The prophet Zechariah’s final vision was received late in his ministry and focused on the events that would take place as a result of the Jews rejection of their Messiah, Jesus Christ. A key aspect of this prophecy was the betrayal of Jesus for thirty pieces of silver. It says in Zechariah 11:12-13, “And I said unto them, if ye think good, give me my price; and if not forbear. So they weighed for my price thirty pieces of silver. And the LORD said unto me, Cast it unto the potter: a goodly price that I was prised at of them. And I took the thirty pieces of silver, and cast them to the potter in the house of the LORD.” Following this prediction, Zechariah was told that a foolish shepherd would be raised up to take the place of the Jews true Messiah. This man known as the Antichrist is described in Zechariah 11:16, where it says, “For, lo, I will raise up a shepherd in the land, which shall not visit those that be cut off, neither shall seek the young one, nor heal that that is broken, nor feed that that standeth still: but he shall eat the flesh of the fat, and tear their claws in pieces.”

Jesus’ second coming will bring sorrow to the Jews because then, they will realize their tragic mistake. It says in Zechariah 12:10, “And I will pour upon the house of David, and upon the inhabitants of Jerusalem, the spirit of grace and of supplications: and they shall look upon me whom they have pierced, and they shall mourn for him, as one mourneth for his only son, and shall be in bitterness for him, as one that is in bitterness for his firstborn.” The great tribulation will be a time of testing, when the Jews will have one final chance to declare their allegiance to Jesus. During that time, it says in Zechariah 13:7-9 that God will strike back against the Antichrist’s rebellion. “And it shall come to pass, that in all the land, saith the LORD, two parts therein shall be cut off and die; but the third shall be left therein. And I will bring the third part through the fire, and will refine them as silver is refined, and will try them as gold is tried: they shall call on my name, and I will hear them: I will say, It is my people: and they shall say, The LORD is my God.”
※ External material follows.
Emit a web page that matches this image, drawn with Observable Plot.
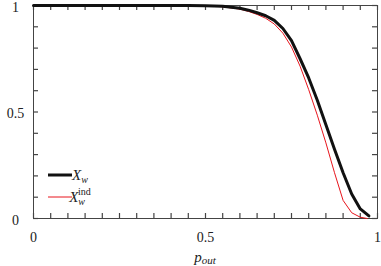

In the final section of Zechariah’s prophecy was a picture of the coming Day of the Lord, the time period when Jesus will rule over the entire earth. Zechariah said, “On that day his feet shall stand on the Mount of Olives that lies before Jerusalem on the east, and the Mount of Olives shall be split in two from east to west by a very wide valley, so that one half of the Mount shall move northward, and the other half southward…On that day there shall be no light, cold, or frost. And there shall be a unique day, which is known to the LORD, neither day nor night, but at evening time there shall be light. On that day living waters shall flow out from Jerusalem, half of them to the eastern sea and half of them to the western sea. It shall continue in summer as in winter. And the LORD will be king over all the earth. On that day the LORD will be one and his name one” (Zechariah 14:4,6-9).

Trouble

Daniel’s prophecy of end times (Daniel 11) was described to him as a time of trouble. The angel Gabriel told him, “And at that time shall Michael stand up, the great prince which standeth for the children of thy people: and there shall be a time of trouble, such as never was since there was a nation even to that same time: and at that time thy people shall be delivered, every one that shall be found written in the book” (Daniel 12:1). Some have interpreted the time of trouble to be the time when the first century church was persecuted by the Romans. The Hebrew term translated trouble, tsarah (tsaw – raw┬┤) is also translated as tribulation. In Judges 10, the people of Israel cried to the LORD for deliverance from their enemies. His answer to them was that in spite of the many times he had delivered them in the past, “Yet ye have forsaken me, and served other gods: wherefore I will deliver you no more. Go and cry unto the gods which ye have chosen; let them deliver you in the time of your tribulation” (Judges 10:13-14).

It appears that the time of trouble Gabriel was referring to was associated with the resurrection of the dead that is mentioned in Revelation 20:12. Daniel was told, “And many of them that sleep in the dust of the earth shall awake, some to everlasting life, and some to shame and everlasting contempt. And they that be wise shall shine as the brightness of the firmament; and they that turn many to righteousness as the stars for ever and ever” (Daniel 12:2-3). The term “great tribulation” is used in Revelation 7:14 where John, one of the apostles of Jesus said concerning the saints he saw wearing white robes, “And I said unto him, Sir, thou knowest. And he said to me, These are they which came out of great tribulation, and have washed their robes, and made them white in the blood of the Lamb.” The great tribulation is thought to be “the period of final hostility prior to Christ’s return. Some hold that the beginning of this hostility was already being experienced by the church in John’s day” (note on Revelation 7:14).

Daniel’s final encounter with heavenly beings took place on the bank of a river where Daniel posed the question, how long will it be until this is all over? (Daniel 12:5-6). Jesus’ response to Daniel’s question is recorded in Daniel 12:7. It says, “And I heard the man clothed in linen, which was upon the waters of the river, when he held up his right hand and his left hand unto heaven, and sware by him that liveth for ever that it shall be for a time, times, and a half; and when he shall have accomplished to scatter the power of the holy people, all these things shall be finished.” The period of “a time, times, and a half” are also used in Daniel 7:25 to refer to the time when the antichrist, or a world power sharing in the characteristics of the antichrist, will rule over the earth. This time of trouble or great tribulation is believed to be coming sometime in the near future. The only clue we have as to when exactly it will take place is given in Daniel 12:11, where it says, “And from the time that the daily sacrifice shall be taken away, and the abomination that maketh desolate set up, there shall be a thousand and two hundred and ninety days.”